Un bar notturno dove gli avventori si conoscono tutti fra loro. Più per nome che per cognome.
Da un vecchissimo juke-box in fondo alla sala,
provengono le note della canzone che vi aggrada.
In Primo Piano, Adolgiso parla con i suoi amici di sempre, sfaccendati o peggio.
Scommettiamo un Campari che ho scovato il peggiore imitatore di Dante… beh, non l’ho proprio scoperto io, ma adesso l’ho letto, sia pure in ritardo, e mo’ ve ne parlo. Si chiamava Federico Frezzi, era di Foligno, visse nel Trecento; temerario imitatore di Dante, ma mai volle ammetterlo, dicendo anzi che non l’Alighieri, ma proprio lui era destinato a sfidare i secoli!
Fu vescovo (e poi dicono che io ce l’ho coi preti!), l’opera sua che non fu denunciata per plagio perché allora la Siae non c’era… no, non c’erano nemmeno i Wu Ming che parlano male del diritto d’autore… si chiama “Il Quadriregio”, perché è un viaggio in endecasillabi – viaggio disastratissimo, da “turista fai da te” come dice la pubblicità - attraverso i regni dell’Amore, di Satana, del Vizio e della Virtù.
L’itinerario è impegnativo, ma – direbbe Pazzaglia – il livello è basso.
Imitatore di Dante dunque, non solitario in quest’imprudente impresa, ma chi ricorda oggi l’”Inferno” dell’Armanino, la “Leandreide” di Boccassi, l’”Anima peregrina” di Sardi, la “Visione” di Giambino d’Arezzo, il “Giudizio Finale” di Domenico di Napoli, il “Giardino” di Marino Yonata, la “Città di Vita” di Matteo Palmieri, e il “Dittamondo” di Fazio degli Uberti ?
Sono tutti affogati nella dimenticanza, a Frezzi non è andata meglio, e fa glu-glu nell’oblio.
Come dici?... no, macchè, non se ne parla proprio!... a quest’ora poi!... m’offri una birra alta?... vabbè… pochi esempi soltanto eh?... poi me ne vado a nanna…

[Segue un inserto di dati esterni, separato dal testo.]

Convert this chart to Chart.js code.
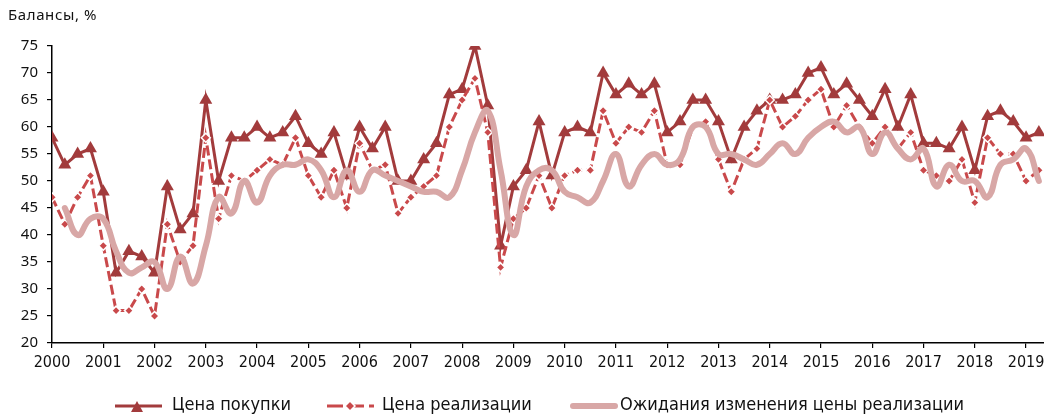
<!DOCTYPE html>
<html>
<head>
<meta charset="utf-8">
<script src="https://cdn.jsdelivr.net/npm/chart.js@4.4.0/dist/chart.umd.min.js"></script>
<style>
    html, body { margin: 0; padding: 0; background: #fff; }
    #marco { position: relative; width: 1044px; height: 417px; overflow: hidden; }
    #grafico { position: absolute; left: 0; top: 0; }
    #titulo { position: absolute; left: 8px; top: 4px; font: 15px "Noto Sans", sans-serif; color: #111; letter-spacing: 0.6px; }
    .item { position: absolute; top: 394px; height: 24px; }
    .item svg { position: absolute; top: 5px; left: 0; }
    .item span { position: absolute; top: -1px; white-space: nowrap; font: 18px "Liberation Sans Narrow", "DejaVu Sans Condensed", sans-serif; color: #111; }
</style>
</head>
<body>
<div id="marco">
    <canvas id="grafico" width="1044" height="417"></canvas>
    <div id="titulo">Балансы, %</div>
    <div class="item" style="left:115px">
        <svg width="48" height="14"><line x1="0" y1="7" x2="47" y2="7" stroke="#A23B3C" stroke-width="3"/><polygon points="16,13 28,13 22,2" fill="#A23B3C"/></svg>
        <span style="left:57px">Цена покупки</span>
    </div>
    <div class="item" style="left:327px">
        <svg width="48" height="14"><line x1="0" y1="7" x2="47" y2="7" stroke="#C9494B" stroke-width="3" stroke-dasharray="16,5"/><polygon points="23,2 28,7 23,12 18,7" fill="#C9494B" stroke="#fff" stroke-width="1.5"/></svg>
        <span style="left:55px">Цена реализации</span>
    </div>
    <div class="item" style="left:570px">
        <svg width="48" height="14"><line x1="3" y1="7" x2="45" y2="7" stroke="#D8A7A6" stroke-width="6" stroke-linecap="round"/></svg>
        <span style="left:50px">Ожидания изменения цены реализации</span>
    </div>
</div>
<script>
    const anios = [2000, 2001, 2002, 2003, 2004, 2005, 2006, 2007, 2008, 2009,
                   2010, 2011, 2012, 2013, 2014, 2015, 2016, 2017, 2018, 2019];

    // Цена покупки, с 1 кв. 2000
    const precioCompra = [
        58, 53, 55, 56,  48, 33, 37, 36,  33, 49, 41, 44,  65, 50, 58, 58,
        60, 58, 59, 62,  57, 55, 59, 51,  60, 56, 60, 50,  50, 54, 57, 66,
        67, 75, 64, 38,  49, 52, 61, 51,  59, 60, 59, 70,  66, 68, 66, 68,
        59, 61, 65, 65,  61, 54, 60, 63,  65, 65, 66, 70,  71, 66, 68, 65,
        62, 67, 60, 66,  57, 57, 56, 60,  52, 62, 63, 61,  58, 59
    ];

    // Цена реализации, с 1 кв. 2000
    const precioVenta = [
        47, 42, 47, 51,  38, 26, 26, 30,  25, 42, 35, 38,  58, 43, 51, 50,
        52, 54, 53, 58,  51, 47, 52, 45,  57, 52, 53, 44,  47, 49, 51, 60,
        65, 69, 59, 34,  43, 45, 51, 45,  51, 52, 52, 63,  57, 60, 59, 63,
        53, 53, 60, 61,  54, 48, 54, 56,  65, 60, 62, 65,  67, 60, 64, 60,
        57, 60, 56, 59,  52, 51, 50, 54,  46, 58, 55, 55,  50, 52
    ];

    // Ожидания изменения цены реализации, со 2 кв. 2000
    const expectativa = [
            45, 40, 43,  43, 37, 33, 34,  35, 30, 36, 31,  38, 47, 44, 50,
        46, 51, 53, 53,  54, 52, 47, 52,  48, 52, 51, 50,  49, 48, 48, 47,
        52, 59, 63, 52,  40, 49, 52, 52,  48, 47, 46, 50,  55, 49, 53, 55,
        53, 54, 60, 60,  55, 55, 54, 53,  55, 57, 55, 58,  60, 61, 59, 60,
        55, 59, 56, 54,  56, 49, 53, 50,  50, 47, 53, 54,  56, 50
    ];

    const inicio = 2000;
    const trimestres = (valores, desfase) =>
        valores.map((v, i) => ({ x: inicio + (i + desfase) / 4, y: v }));

    const fuenteX = { family: '"Liberation Sans Narrow", "DejaVu Sans Condensed", sans-serif', size: 16 };
    const fuenteY = { family: '"Noto Sans", sans-serif', size: 15 };

    new Chart(document.getElementById('grafico').getContext('2d'), {
        type: 'line',
        data: {
            datasets: [{
                label: 'Цена покупки',
                data: trimestres(precioCompra, 0),
                borderColor: '#A23B3C',
                backgroundColor: '#A23B3C',
                borderWidth: 3,
                pointStyle: 'triangle',
                pointRadius: 7.5,
                pointBorderWidth: 0,
                tension: 0,
                order: 2
            }, {
                label: 'Цена реализации',
                data: trimestres(precioVenta, 0),
                borderColor: '#C9494B',
                backgroundColor: '#C9494B',
                borderWidth: 3,
                borderDash: [10, 4],
                pointStyle: 'rectRot',
                pointRadius: 4.5,
                pointBorderColor: '#fff',
                pointBorderWidth: 1.5,
                tension: 0,
                order: 1
            }, {
                label: 'Ожидания изменения цены реализации',
                data: trimestres(expectativa, 1),
                borderColor: '#D8A7A6',
                backgroundColor: '#D8A7A6',
                borderWidth: 6,
                borderCapStyle: 'round',
                pointRadius: 0,
                tension: 0.45,
                order: 0
            }]
        },
        options: {
            responsive: false,
            animation: false,
            layout: { autoPadding: false, padding: { top: 46, right: 0, left: 0, bottom: 0 } },
            plugins: {
                legend: { display: false },
                tooltip: { enabled: false }
            },
            scales: {
                x: {
                    type: 'linear',
                    min: 2000,
                    max: 2019.35,
                    afterBuildTicks: s => { s.ticks = anios.map(v => ({ value: v })); },
                    afterFit: s => { s.height = 74; s.paddingLeft = 0; s.paddingRight = 0; },
                    ticks: {
                        autoSkip: false,
                        maxRotation: 0,
                        padding: 5,
                        color: '#111',
                        font: fuenteX,
                        callback: v => String(v)
                    },
                    grid: { drawOnChartArea: false, tickLength: 5, color: '#000', lineWidth: 1.2 },
                    border: { color: '#000', width: 1.5 }
                },
                y: {
                    min: 20,
                    max: 75,
                    afterFit: s => { s.width = 52; s.paddingTop = 0; s.paddingBottom = 0; },
                    ticks: { stepSize: 5, padding: 9, color: '#111', font: fuenteY },
                    grid: { drawOnChartArea: false, tickLength: 5, color: '#000', lineWidth: 1.2 },
                    border: { color: '#000', width: 1.5 }
                }
            }
        }
    });
</script>
</body>
</html>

Nel suo “Quadriregio”, a guidare Dante, al posto di Virgilio, si trova Minerva e giunta alle porte dell’Inferno dove Il Poeta legge:
Per me si va nella città dolente
l’incolpevole Minerva, poverina, è costretta a dire anticipando il ritratto della topa che pitterà Courbet secoli dopo:
Voi che salir volete su l’altura
E che volete uscir da questo fondo
Entrate dentro questa buca oscura
Qui è la via che mena suso al mondo.
Caronte? Dante lo descrive in un solo terribile verso:
Caron dimonio, con occhi di bragia.
Il Frezzi, invece, naufraga nell’inchiostro:
E ciascun occhio ch’egli avea in testa
Parea come di notte una lumiera
O un falò quando si fa per festa.
E allorché l’Alighieri non sa che in certi alberi sono incarcerate le anime dei suicidi, e Virgilio per farglielo capire lo invita a strappare un ramo, la terzina dantesca risuona:
Allor porsi la mano un poco avante
E colsi un ramoscello d’un gran pruno
E il tronco suo gridò: Perché mi schiante?
Il Frezzi, nell’identica scena, come imbratta il foglio?
A quelle frasche stesi su la mano
E d’una vetta un ramoscel ne colsi
Allora ella gridò: Oimè! fa piano.
Ricordate l’incontro di Dante con Sordello? Il Divin Poeta scrive:
Ed abbracciollo ove il minor s’appiglia
il presuntuoso imitatore, quasi evocando una tecnica di wrestling, così verseggia:
Il collo poi mi strinse con le braccia.
Mi viene da rispondergli:
Il collo poi ti strinse colle braccia?
Ah, Se l’avesse stretto a dieci dita!!
Che ora è?…’azzo! s'è fatto tardi…domattina ho una sveglia terribile, devo alzarmi per mezzogiorno. Vado via. Ci vediamo domani sera. 'Notte!